= Ormenium =

Ormenium (Ὀρμένιον) was a town of ancient Thessaly, mentioned in the Catalogue of Ships in Homer's Iliad, along with Hypereia and Asterium, as belonging to Eurypylus. In Greek mythology, it was said to have been founded by Ormenus, the grandson of Aeolus, and was the birthplace of Phoenix (a grandson of Ormenus). Strabo identifies this town with a place in Magnesia named Orminium, situated at the foot of Mt.
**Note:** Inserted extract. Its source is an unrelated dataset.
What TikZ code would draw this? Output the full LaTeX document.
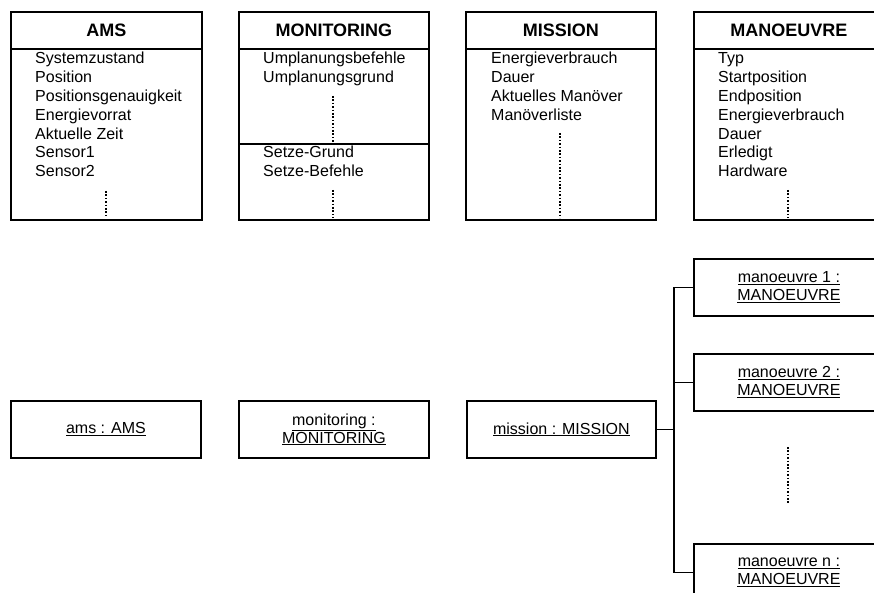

Pelion near the Pagasaean Gulf, at the distance of 27 stadia from Demetrias, on the road passing through Iolcus, which was 7 stadia from Demetrias and 20 from Orminium.

William Martin Leake, however, observes that the Ormenium of Homer can hardly have been the same as the Orminium of Strabo, since it appears from the situation of Asterium that Eurypylus ruled over the plains of Thessaliotis, which are watered by the Apidanus and Enipeus. The questioning of Strabo's equation of Ormenium with Orminium is still the norm among current scholars; some believing that, instead, Ormenium should be close to Pharsalus, in a Mycenaean site in modern Ktouri. Some archaeologists have related it to the remains found on the Goritsa hill. Others point to a site otherwise called Armenium at Petra. While others leave the site as unlocated.